Metacognition, or 'thinking about thinking,' is the secret weapon of the high-achieving student. Research from the Education Endowment Foundation suggests that mastering these strategies can add up to seven months of additional academic progress. For HK primary learners, this means shifting the focus from completing the task to auditing the path taken to reach the answer.
What is Metacognitive 'Debugging'?
In computer programming, debugging is the process of finding and fixing errors in a script. In education, metacognitive debugging involves teaching your child to look at a wrong answer not as a failure, but as a data point. Instead of simply providing the correct solution, we encourage the student to act as a logic auditor, tracing their steps back to find the exact moment the reasoning deviated.
This approach is particularly vital for the Hong Kong curriculum, which is increasingly moving away from rote memorization toward the critical thinking and application skills required for the HKDSE in later years. By training the brain to self-correct at the primary level, we are building the executive function needed for complex secondary subjects.
The AI as a 'Logic Mirror'
Traditional tutoring often focuses on the what—the correct answer. Modern personalized AI study support focuses on the how. When a child uses AI-powered tools, they shouldn't use them to find the answer; they should use them as a 'logic mirror.'
Imagine a P6 student tackling a difficult math problem involving ratios: "The ratio of apples to oranges is 3:5. If 10 oranges are added, the ratio becomes 1:2. How many apples are there?" If the child gets it wrong, a typical tutor might show the steps. An AI-driven 'logic audit' would instead ask the child: "Where did you define your variables?" or "Did your logic account for the fact that the number of apples stayed the same?"
By using an AI-powered practice platform, students receive instant feedback that prompts them to explain their reasoning. This 'debugging' process forces the student to confront their cognitive blind spots in real-time, making the learning much more likely to stick than if they had simply read a model answer.
Implementing the 'Error-Mapping' Protocol at Home
Parents can transform homework sessions from a source of friction into a growth opportunity by implementing a simple three-step Error-Mapping Protocol:
1. Categorise the Error
Instead of marking an answer 'wrong,' ask your child to label why it happened.
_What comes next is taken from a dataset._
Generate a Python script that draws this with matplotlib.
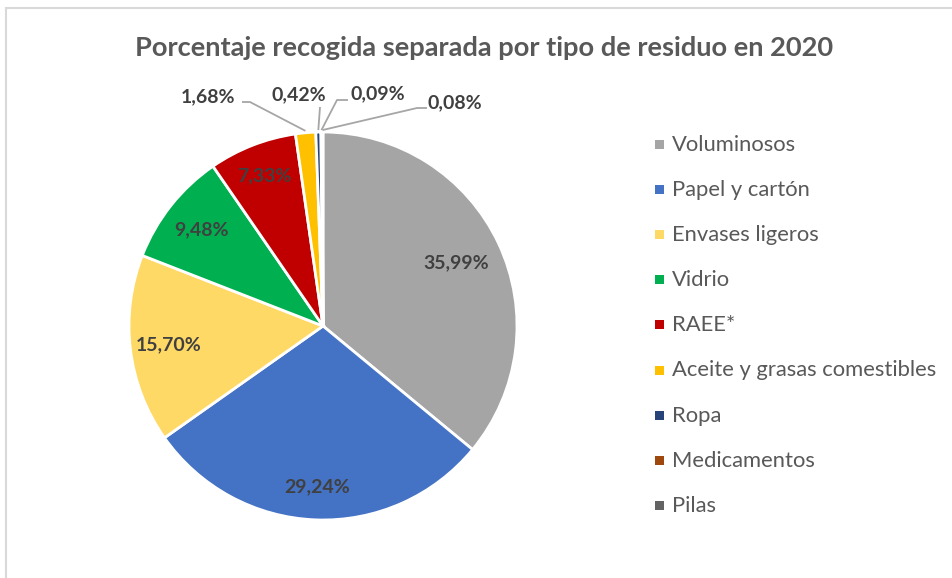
import matplotlib
matplotlib.use("Agg")
import matplotlib.pyplot as plt
import numpy as np
from matplotlib.patches import Rectangle

categories = ["Voluminosos", "Papel y cartón", "Envases ligeros", "Vidrio", "RAEE*",
              "Aceite y grasas comestibles", "Ropa", "Medicamentos", "Pilas"]
values = [35.99, 29.24, 15.70, 9.48, 7.33, 1.68, 0.42, 0.09, 0.08]
colors = ["#A5A5A5", "#4472C4", "#FFD966", "#00B050", "#C00000",
          "#FFC000", "#264478", "#9E480E", "#636363"]
title = "Porcentaje recogida separada por tipo de residuo en 2020"

FONT = "Lato"
W, H = 953, 578
fig = plt.figure(figsize=(W / 100, H / 100), dpi=100)
fig.patch.set_facecolor("white")

# chart border
fig.patches.append(Rectangle((6 / W, -0.05), 1.2, (H - 8) / H + 0.05, transform=fig.transFigure,
                             fill=False, edgecolor="#D9D9D9", linewidth=1.5))

cx, cy, R = 323, 326, 194
half = 200
ax = fig.add_axes([(cx - half) / W, (H - cy - half) / H, 2 * half / W, 2 * half / H])
lim = half / R
ax.axis("off")

wedges, _ = ax.pie(values, colors=colors, startangle=90, counterclock=False,
                   radius=1.0, wedgeprops=dict(edgecolor="white", linewidth=2.0),
                   normalize=True)
ax.set_xlim(-lim, lim)
ax.set_ylim(-lim, lim)
ax.set_aspect("auto")

def fmt(v):
    return f"{v:.2f}".replace(".", ",") + "%"

label_color = "#404040"
fs_lab = 14
inside_dist = [0.76, 0.83, 0.80, 0.80, 0.83]
for i, w in enumerate(wedges[:5]):
    ang = np.deg2rad((w.theta1 + w.theta2) / 2)
    d = inside_dist[i]
    ax.text(d * np.cos(ang), d * np.sin(ang), fmt(values[i]), ha="center", va="center",
            fontsize=fs_lab, fontweight="bold", color=label_color, family=FONT)

# outside labels: (text position, elbow points) in pixels
px = lambda x: (x - cx) / R
py = lambda y: (cy - y) / R
outside = {
    5: ((208, 97), [(242, 102), (250, 102)]),
    6: ((299, 95), [(320, 107)]),
    7: ((378, 94), [(348, 100), (337, 100)]),
    8: ((455, 103), [(427, 108), (417, 108)]),
}
for i, ((tx, ty), elbows) in outside.items():
    w = wedges[i]
    ang = np.deg2rad((w.theta1 + w.theta2) / 2)
    ax.text(px(tx), py(ty), fmt(values[i]), ha="center", va="center",
            fontsize=fs_lab, fontweight="bold", color=label_color, family=FONT,
            clip_on=False)
    pts = [(px(x), py(y)) for x, y in elbows] + [(1.01 * np.cos(ang), 1.01 * np.sin(ang))]
    xs, ys = zip(*pts)
    ax.plot(xs, ys, color="#A6A6A6", linewidth=1.3, clip_on=False, solid_capstyle="butt")

fig.text(484 / W, 1 - 48 / H, title, ha="center", va="center", fontsize=19.6,
         fontweight="bold", color="#595959", family=FONT)

# legend
y0, dy = 145, 45.1
for i, (c, lab) in enumerate(zip(colors, categories)):
    y = y0 + i * dy
    fig.patches.append(Rectangle((655 / W, 1 - (y + 4) / H), 9 / W, 9 / H,
                                 transform=fig.transFigure, facecolor=c, edgecolor="none"))
    fig.text(672 / W, 1 - y / H, lab, ha="left", va="center", fontsize=15.8,
             color="#595959", family=FONT)

fig.savefig("out.png", dpi=100)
Was it:
- Decoding Error: Misreading the question (e.g., missing the word 'not' or 'total').
- Process Error: Choosing the wrong operation or formula.
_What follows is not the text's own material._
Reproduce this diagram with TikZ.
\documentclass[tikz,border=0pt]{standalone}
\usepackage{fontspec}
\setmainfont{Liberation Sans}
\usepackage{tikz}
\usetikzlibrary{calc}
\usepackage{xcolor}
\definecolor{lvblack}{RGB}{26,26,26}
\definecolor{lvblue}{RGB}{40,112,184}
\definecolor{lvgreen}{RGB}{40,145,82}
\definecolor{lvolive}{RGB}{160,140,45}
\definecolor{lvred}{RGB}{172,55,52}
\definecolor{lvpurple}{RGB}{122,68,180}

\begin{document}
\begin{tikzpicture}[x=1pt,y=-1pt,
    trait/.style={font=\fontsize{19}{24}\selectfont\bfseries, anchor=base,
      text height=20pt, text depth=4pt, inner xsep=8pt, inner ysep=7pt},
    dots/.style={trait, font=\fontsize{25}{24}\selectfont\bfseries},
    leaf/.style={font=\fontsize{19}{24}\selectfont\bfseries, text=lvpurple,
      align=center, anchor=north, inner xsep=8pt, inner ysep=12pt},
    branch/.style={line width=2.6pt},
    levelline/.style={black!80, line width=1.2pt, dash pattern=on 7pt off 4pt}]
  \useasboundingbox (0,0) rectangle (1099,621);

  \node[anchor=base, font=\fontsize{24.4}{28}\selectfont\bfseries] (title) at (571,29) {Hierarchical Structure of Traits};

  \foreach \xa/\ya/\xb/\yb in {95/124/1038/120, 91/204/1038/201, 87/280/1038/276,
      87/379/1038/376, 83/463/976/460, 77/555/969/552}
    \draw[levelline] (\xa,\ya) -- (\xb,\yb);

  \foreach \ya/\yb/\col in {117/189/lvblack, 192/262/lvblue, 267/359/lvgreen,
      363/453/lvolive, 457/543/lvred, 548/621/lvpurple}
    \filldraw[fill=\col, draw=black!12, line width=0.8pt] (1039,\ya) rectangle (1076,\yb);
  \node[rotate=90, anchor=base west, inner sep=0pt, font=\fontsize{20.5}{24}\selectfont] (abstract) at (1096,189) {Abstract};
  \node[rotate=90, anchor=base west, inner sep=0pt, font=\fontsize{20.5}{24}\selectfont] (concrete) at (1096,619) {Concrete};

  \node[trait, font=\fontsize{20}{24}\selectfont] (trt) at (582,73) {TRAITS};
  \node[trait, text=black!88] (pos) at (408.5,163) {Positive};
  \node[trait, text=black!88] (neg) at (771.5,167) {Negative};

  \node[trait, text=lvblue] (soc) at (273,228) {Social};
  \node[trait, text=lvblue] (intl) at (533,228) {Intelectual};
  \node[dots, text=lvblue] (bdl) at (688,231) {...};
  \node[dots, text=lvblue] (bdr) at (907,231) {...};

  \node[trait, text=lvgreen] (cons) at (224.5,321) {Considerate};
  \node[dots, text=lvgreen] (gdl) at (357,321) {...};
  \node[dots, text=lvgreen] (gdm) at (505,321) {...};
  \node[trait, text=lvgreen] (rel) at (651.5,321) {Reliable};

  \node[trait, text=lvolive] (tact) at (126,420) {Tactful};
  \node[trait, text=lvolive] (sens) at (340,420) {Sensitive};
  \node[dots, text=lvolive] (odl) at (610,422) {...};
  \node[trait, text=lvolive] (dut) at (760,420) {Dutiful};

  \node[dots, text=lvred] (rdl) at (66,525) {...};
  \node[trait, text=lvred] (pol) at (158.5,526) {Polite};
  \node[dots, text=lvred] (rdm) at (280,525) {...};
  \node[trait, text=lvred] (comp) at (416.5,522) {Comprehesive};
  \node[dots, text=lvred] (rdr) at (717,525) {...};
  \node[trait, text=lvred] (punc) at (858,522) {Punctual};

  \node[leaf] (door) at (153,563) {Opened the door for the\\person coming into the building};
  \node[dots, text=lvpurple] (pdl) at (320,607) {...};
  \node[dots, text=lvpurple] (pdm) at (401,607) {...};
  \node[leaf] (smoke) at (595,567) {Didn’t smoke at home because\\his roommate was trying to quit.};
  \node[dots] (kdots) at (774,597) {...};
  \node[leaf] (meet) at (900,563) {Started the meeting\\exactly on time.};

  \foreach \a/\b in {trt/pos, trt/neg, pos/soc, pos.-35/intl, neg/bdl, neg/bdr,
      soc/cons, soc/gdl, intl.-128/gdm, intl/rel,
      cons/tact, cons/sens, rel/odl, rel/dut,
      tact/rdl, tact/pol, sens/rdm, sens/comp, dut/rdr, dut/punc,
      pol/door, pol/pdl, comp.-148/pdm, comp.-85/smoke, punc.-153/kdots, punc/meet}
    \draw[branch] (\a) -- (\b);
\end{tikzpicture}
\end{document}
- Execution Error: A calculation slip despite the right logic.
- Knowledge Gap: Truly not knowing the underlying concept.
2. The 'Think-Aloud' Replay
Ask your child to 'replay' their thinking out loud. For English Reading Comprehension, have them point to the exact sentence in the text that led them to their choice. Often, as they speak, they will 'debug' themselves: "Oh, wait, the text says 'seldom,' but I thought it said 'always.'" This verbalization is a core component of developing self-regulated learning habits.
3. The Logic Stress-Test
Once the error is identified, ask: "If the numbers changed, would your new method still work?" This moves the child away from memorizing the 'trick' for one specific question and toward understanding the universal logic. For teachers looking to support this in the classroom, using tools to generate practice papers that specifically target these common logic pitfalls can be transformative.
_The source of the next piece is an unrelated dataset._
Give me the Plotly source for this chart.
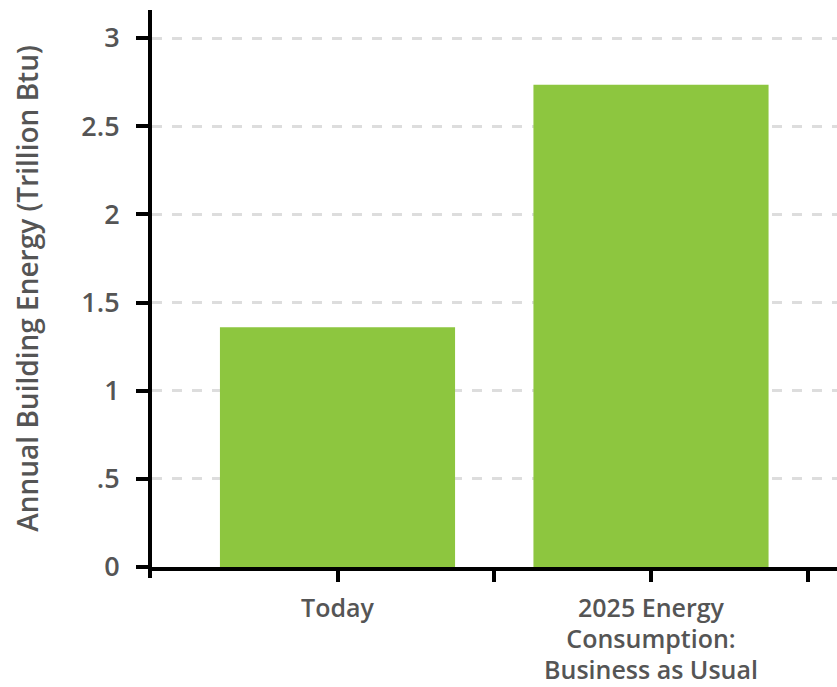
import plotly.graph_objects as go

categories = ["Today", "2025 Energy<br>Consumption:<br>Business as Usual"]
values = [1.36, 2.735]
y_tickvals = [0, 0.5, 1, 1.5, 2, 2.5, 3]
y_ticktext = ["0", ".5", "1", "1.5", "2", "2.5", "3"]
y_title = "Annual Building Energy (Trillion Btu)"

BAR_COLOR = "#8dc63f"
TEXT_COLOR = "#555555"
FONT = "Open Sans"
XLABEL_PX = 25

xpos = list(range(len(categories)))
boundaries = [i + 0.5 for i in xpos]
x_range = [-0.5917, len(categories) - 1 + 0.5933]
y_range = [0, 3.159]

# glyph size vs. line spacing (spacing follows the outer tick font size)
x_ticktext = [
    "<br>".join(f"<span style='font-size:{XLABEL_PX}px'>{ln}</span>" for ln in c.split("<br>"))
    for c in categories
]

fig = go.Figure()
fig.add_trace(go.Bar(
    x=xpos, y=values, width=0.75,
    marker=dict(color=BAR_COLOR, line=dict(width=0)),
    hoverinfo="skip", showlegend=False,
))

fig.update_layout(
    width=837, height=687,
    margin=dict(l=152, r=0, t=10, b=120, pad=0),
    paper_bgcolor="white", plot_bgcolor="white",
    font=dict(family=FONT, color=TEXT_COLOR, size=24, weight=600),
    xaxis=dict(
        type="linear", range=x_range,
        tickmode="array",
        tickvals=xpos + boundaries,
        ticktext=x_ticktext + [""] * len(boundaries),
        ticks="outside", ticklen=11, tickwidth=4, tickcolor="black",
        showline=True, linewidth=4, linecolor="black",
        showgrid=False, zeroline=False,
        tickfont=dict(family=FONT, size=24, color=TEXT_COLOR, weight=600),
        ticklabelstandoff=6,
        automargin=False,
        fixedrange=True,
    ),
    xaxis2=dict(
        type="linear", range=x_range, overlaying="x", anchor="y", side="bottom",
        tickmode="array", tickvals=boundaries,
        ticks="inside", ticklen=8, tickwidth=4, tickcolor="black",
        showticklabels=False, showline=False, showgrid=False, zeroline=False,
        automargin=False,
    ),
    yaxis=dict(
        range=y_range,
        tickmode="array", tickvals=y_tickvals, ticktext=y_ticktext,
        ticks="outside", ticklen=12, tickwidth=4, tickcolor="black",
        showline=True, linewidth=4, linecolor="black",
        showgrid=True, gridcolor="#dddddd", gridwidth=3, griddash="10px,10px",
        zeroline=False,
        tickfont=dict(family=FONT, size=27, color=TEXT_COLOR, weight=600),
        ticklabelstandoff=11,
        title=dict(text=y_title, font=dict(family=FONT, size=28, color=TEXT_COLOR, weight=600), standoff=36),
        automargin=False,
    ),
    yaxis2=dict(
        range=y_range, overlaying="y", anchor="x", side="left",
        tickmode="array", tickvals=y_tickvals,
        ticks="inside", ticklen=8, tickwidth=4, tickcolor="black",
        showticklabels=False, showline=False, showgrid=False, zeroline=False,
        automargin=False,
    ),
    shapes=[dict(
        type="line", xref="paper", yref="paper",
        xsizemode="pixel", xanchor=0, x0=-2, x1=-2,
        ysizemode="pixel", yanchor=0, y0=0, y1=-11,
        line=dict(color="black", width=4),
    )],
)

fig.write_html("out.html")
Preparing for the SSPA Transition
In Hong Kong, the transition from Primary 6 to Secondary 1 is one of the most stressful periods for families. The SSPA interview and the Pre-S1 Attainment Test specifically look for students who can handle 'unseen' problems. These assessments are designed to filter out students who have only been trained to drill-and-kill, favoring those who can adapt their thinking to new contexts.
A student who has mastered debugging is less likely to panic when they encounter a question format they haven't seen before. They have a toolkit: they know how to break the question down, audit their first instinct, and verify their logic. This resilience is what separates Band 1 candidates from the rest.
Conclusion: Building a Lifelong Skill
As we move further into the age of AI, the ability to calculate or recall facts is becoming less valuable than the ability to audit logic and verify information. By shifting the focus of primary school homework from 'getting it right' to 'understanding the thinking,' Hong Kong parents can give their children a significant advantage.
The goal isn't just a higher score on the next internal assessment; it is to cultivate a child who is an independent, critical thinker. When your child stops asking "Is this the right answer?" and starts asking "Does my logic hold up?", you know they are truly ready for the challenges of secondary school and beyond.